UConn prepares for its first away game under interim coach T. J. Weist this Saturday, as a familiar foe awaits.

David Kohl-USA TODAY Sports

In case you were wondering, the prescribed cure for the Huskies' recent case of pass drops won't be additional practice time spent catching footballs.

It will be competition.

Interim coach T.J. Weist has declared an open competition at wide receiver and tight end to determine which players he can count on in critical situations.  UConn totaled 10 drops over their 13-10 loss to USF, a number typically seen after a handful of games. The most notable misses were courtesy of junior Deshon Foxx, who let a pair of touchdowns slip through his fingers.

According to Weist, all but one starting spot on the depth chart is now available to the team's pass catchers.

"I'm going to create some more competition from that standpoint. (Foxx) is a great kid. He works hard. He does everything I ask of him, but he knows he's got to make those plays," Weist said. "I have to find not just great players or guys who make plays, not just good kids, not just hard workers, but a combination of all three: players that are smart, players that work hard, and players that makes plays."
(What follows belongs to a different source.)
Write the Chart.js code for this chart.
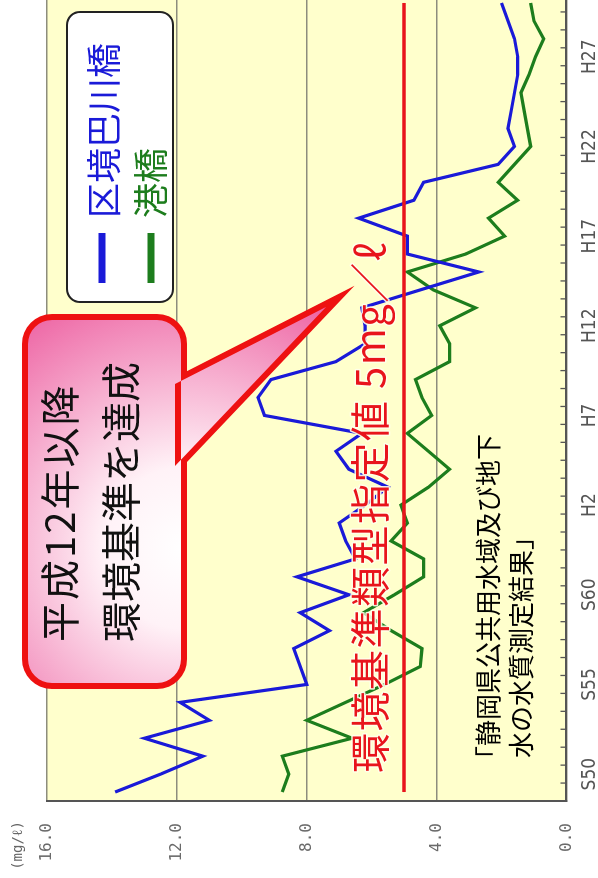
<!DOCTYPE html>
<html><head><meta charset="utf-8">
<script src="https://cdn.jsdelivr.net/npm/chart.js@4.4.1/dist/chart.umd.min.js"></script>
<style>
html,body{margin:0;padding:0;background:#fff;overflow:hidden;width:598px;height:878px;}
#wrap{position:absolute;left:0;top:0;width:900px;height:598px;transform-origin:0 0;transform:translate(0px,878px) rotate(-90deg);}
canvas{display:block;}
</style></head><body>
<div id="wrap"><canvas id="c" width="900" height="598"></canvas></div>
<script>
// Fiscal years (Showa / Heisei)
const years = ['S49','S50','S51','S52','S53','S54','S55','S56','S57','S58','S59','S60','S61','S62','S63',
  'H1','H2','H3','H4','H5','H6','H7','H8','H9','H10','H11','H12','H13','H14','H15','H16','H17','H18','H19','H20',
  'H21','H22','H23','H24','H25','H26','H27','H28','H29','H30'];
const tickLabels = ['S50','S55','S60','H2','H7','H12','H17','H22','H27'];
// BOD (mg/l)
const tomoegawa = [13.9,12.5,11.2,13.0,11.0,11.9,8.0,8.2,8.4,7.3,8.2,6.7,8.3,6.5,6.8,
  7.0,6.2,5.5,6.7,7.1,6.3,9.3,9.5,9.1,7.1,6.2,6.2,6.3,4.5,2.7,4.9,4.9,6.4,4.7,4.4,
  2.1,1.6,1.8,1.7,1.6,1.5,1.5,1.6,1.8,2.0];
const minatobashi = [8.75,8.55,8.75,6.6,8.0,6.8,5.6,4.5,4.45,5.4,6.25,5.3,4.4,4.4,5.4,
  4.9,5.1,4.25,3.6,4.25,4.9,4.15,4.45,4.65,3.6,3.6,3.9,2.8,4.1,4.9,3.1,1.9,2.4,1.5,2.1,
  1.6,1.1,1.2,1.3,1.4,1.15,0.95,0.7,1.0,1.1];
const standardValue = 5;
const seriesNames = ['区境巴川橋','港橋'];
const yMin = 0, yMax = 16, yStep = 4;

const JP = '"Noto Sans CJK JP","Noto Sans CJK SC",sans-serif';

const deco = {
  id:'deco',
  beforeDraw(chart){
    const {ctx, chartArea:a} = chart;
    ctx.save();
    ctx.fillStyle = '#ffffcc';
    ctx.fillRect(a.left, a.top, a.right-a.left, a.bottom-a.top);
    ctx.restore();
  },
  afterDatasetsDraw(chart){
    const {ctx, chartArea:a} = chart;
    const x = chart.scales.x;
    const half = (x.getPixelForValue(1) - x.getPixelForValue(0))/2;
    ctx.save();
    ctx.strokeStyle = '#555';
    ctx.lineWidth = 1.3;
    for (let i = 0; i <= years.length; i++) {
      const p = x.getPixelForValue(i) - half;
      ctx.beginPath(); ctx.moveTo(p, a.bottom); ctx.lineTo(p, a.bottom - 6); ctx.stroke();
    }
    ctx.restore();
  },
  afterDraw(chart){
    const {ctx} = chart;
    ctx.save();
    // standard value label
    ctx.font = '40px ' + JP;
    ctx.textBaseline = 'middle'; ctx.textAlign = 'left';
    ctx.lineJoin = 'round';
    ctx.letterSpacing = '1.5px';
    ctx.strokeStyle = 'rgba(255,255,235,0.9)'; ctx.lineWidth = 3;
    const std = '環境基準類型指定値 5mg／ℓ';
    ctx.strokeText(std, 105, 370);
    ctx.fillStyle = '#e8141c';
    ctx.fillText(std, 105, 370);
    ctx.letterSpacing = '0px';
    // source note
    ctx.fillStyle = '#000';
    ctx.font = '26px ' + JP;
    ctx.fillText('「静岡県公共用水域及び地下', 106, 488);
    ctx.fillText('水の水質測定結果」', 120, 521);
    // callout
    const shape = () => {
      ctx.beginPath();
      ctx.roundRect(195, 28, 363, 153, 24);
      ctx.moveTo(412, 175); ctx.lineTo(571, 326); ctx.lineTo(494, 175); ctx.closePath();
    };
    ctx.strokeStyle = '#ee1111'; ctx.lineWidth = 12; ctx.lineJoin = 'miter'; ctx.miterLimit = 10;
    shape(); ctx.stroke();
    const g = ctx.createRadialGradient(330, 185, 0, 330, 185, 270);
    g.addColorStop(0, '#ffffff'); g.addColorStop(0.3, '#fff2f7'); g.addColorStop(1, '#ee6aa7');
    ctx.fillStyle = g;
    shape(); ctx.fill();
    ctx.fillStyle = '#111';
    ctx.font = '40px ' + JP;
    ctx.letterSpacing = '2px';
    ctx.fillText('平成12年以降', 236, 60);
    ctx.letterSpacing = '0px';
    ctx.fillText('環境基準を達成', 236, 121);
    // legend
    ctx.beginPath(); ctx.roundRect(576, 67, 290, 106, 13);
    ctx.fillStyle = '#fff'; ctx.fill();
    ctx.strokeStyle = '#222'; ctx.lineWidth = 2; ctx.stroke();
    ctx.lineWidth = 7; ctx.lineCap = 'butt';
    ctx.strokeStyle = '#1a1ad8';
    ctx.beginPath(); ctx.moveTo(595, 102); ctx.lineTo(645, 102); ctx.stroke();
    ctx.strokeStyle = '#1d7d1d';
    ctx.beginPath(); ctx.moveTo(595, 151); ctx.lineTo(645, 151); ctx.stroke();
    ctx.font = '35px ' + JP;
    ctx.fillStyle = '#1a1ad8'; ctx.fillText(seriesNames[0], 660, 104);
    ctx.fillStyle = '#1d7d1d'; ctx.fillText(seriesNames[1], 660, 151);
    // unit
    ctx.font = '14px "DejaVu Sans Mono", monospace';
    ctx.fillStyle = '#666'; ctx.textAlign = 'right';
    ctx.fillText('(mg/ℓ)', 57, 18);
    ctx.restore();
  }
};

new Chart(document.getElementById('c'), {
  type: 'line',
  data: {
    labels: years,
    datasets: [
      {label: seriesNames[1], data: minatobashi, borderColor: '#1d7d1d', borderWidth: 3.2, pointRadius: 0, tension: 0, order: 3},
      {label: seriesNames[0], data: tomoegawa, borderColor: '#1a1ad8', borderWidth: 3.2, pointRadius: 0, tension: 0, order: 2},
      {label: 'std', data: [{x: years[0], y: standardValue}, {x: years[years.length-1], y: standardValue}],
        borderColor: '#e8141c', borderWidth: 3.5, pointRadius: 0, order: 1}
    ]
  },
  options: {
    responsive: false, animation: false, devicePixelRatio: 1,
    layout: {padding: {top: 47, right: 16, left: 0, bottom: 0}},
    plugins: {legend: {display: false}, tooltip: {enabled: false}},
    scales: {
      x: {
        type: 'category', offset: true,
        grid: {display: true, drawOnChartArea: false, drawTicks: false, offset: true},
        border: {display: true, color: '#555', width: 2},
        ticks: {autoSkip: false, maxRotation: 0, padding: 12, color: '#555',
          font: {family: '"Liberation Sans Narrow","DejaVu Sans Condensed",sans-serif', size: 19},
          callback: function(v, i){ const l = years[i]; return tickLabels.includes(l) ? l : ''; }},
        afterFit(s){ s.height = 31; }
      },
      y: {
        min: yMin, max: yMax,
        grid: {color: '#8d8d7d', lineWidth: 1.5, drawTicks: false},
        border: {display: true, color: '#555', width: 2},
        ticks: {stepSize: yStep, padding: 22, color: '#6a6a6a',
          font: {family: '"DejaVu Sans Mono",monospace', size: 16},
          callback: v => Number(v).toFixed(1)},
        afterFit(s){ s.width = 77; }
      }
    }
  },
  plugins: [deco]
});
</script>
</body></html>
The former wide receivers coach declared that his young wideouts, particularly freshmen Dhameer Bradley and Brian Lemelle, should see more playing time. Weist lauded Bradley as "one of my smartest players". He also revealed that Bradley has already played each different receiver position in the system, despite his inexperience.

Geremy Davis was the only other receiver to receive any praise from the interim headman over the entire press conference.

"I'm pleased with Geremy," Weist remarked. "I think he's stepped up and made plays in critical situations, but I'm going to open up that competition for the rest of the wide receiver spots."

Fighting a familiar foe

Despite the fact he coached at Cincinnati over the last three full seasons, Weist said his preparation for Saturday won't be much different than that of a typical week. He noted the Bearcat offense employs a more spread system now than it did during his time there, as shown by the frequent use of four-receiver sets. The coach further detailed that many players currently suited up in black and red didn't play for Cincinnati a year ago, namely freshmen and transfers.

Nevertheless, Weist will be sharing all known player strengths and weaknesses with his new team, as it gets ready in the coming days.

Cincinnati is currently 4-2 under new head coach Tommy Tuberville, after a 38-20 win last Friday over Temple. The Bearcats are led on the field by redshirt senior quarterback Brendon Kay and a defense ranked fourth in total yards allowed per game. Weist remarked that the unit's linebacker group is its greatest strength.

Talk from the trainer's room

Defensive back Andrew Adams (shoulder) returned for 20 snaps against USF, and is expected to contribute more against Cincinnati.

Senior cornerback Taylor Mack is still progressing in his return from his own shoulder injury and could play this weekend.

A bad ankle continues to hamper linebacker Graham Stewart, who could see the field in a couple of weeks. Fellow linebacker Ryan Donohue is probable with a concussion.

Lemelle took a hard hit to the ribs last Saturday in the first quarter, but will be in practice this week. His status for Saturday is questionable.

Similarly up in the air is Shakim Phillips, who is still bothered by a tender hamstring. Phillips did some work in practice on Sunday.

Back-up safety Tyree Clark is questionable with an ankle injury.

Extra, extra

The Huskies will wear a no. 77 sticker on the back of their helmets this Saturday in honor of Bearcat offensive lineman Ben Flick. Flick passed away in a single-car crash nearly one month ago at just 19 years of age.

Weist admitted that he can't go to sleep the night of a game without first watching the coaches' film. He has to affirm or discredit his initial impressions of the game by seeing what really went on. Then, and only then, can he go to bed before waking up the next morning to break it all down.

When asked about former player Kenbrell Thompkins reeling in the game-winning touchdown for the New England Patriots last Sunday with 10 seconds to go, Weist said he was not surprised. Weist coached Thompkins for the last three seasons at Cincinnati.